High desert gardens have to accommodate some of the harshest growing conditions in the world. High desert plants have to adapt to daytime temperatures well over 100 degrees and night chills that can drop below freezing. Water is scarce, so high desert landscaping has to be done with awareness of the region's ecological needs.
Even with the most careful high desert landscaping, a desert garden can look barren without the bright blooms of more temperate climes. Decorate and enhance your garden with birds and butterflies. There are many native plants that attract flying friends, including the hummingbird bush. Milkweed draws butterflies and the hedgehog cactus attracts songbirds, butterflies and hummingbirds.

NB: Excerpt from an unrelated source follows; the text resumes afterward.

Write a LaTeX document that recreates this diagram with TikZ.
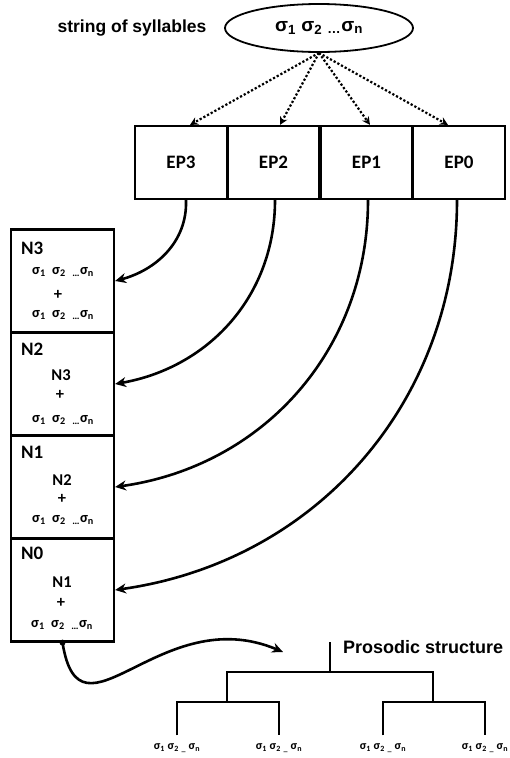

Living in the high desert, fire can be a fierce and even deadly enemy. If your home is in an area vulnerable to seasonal flare-ups, consider surrounding your house with fire-retardant plants as part of your desert landscaping. Many traditional high desert garden mainstays such as black sage, desert agave and purple nightshade will not significantly contribute to a fire, allowing blazes to burn out before they reach your home.
The dry hot days of the desert can be quite pleasant, provided you have some shade. Blur the line between indoor and outdoor high desert landscaping with covered pavilions and galleries. Create outdoor rooms and walkways out of adobe tiles or cast earth for a natural, high desert look. Add furniture, shade-loving plants, statues and even paintings to create the perfect desert day room.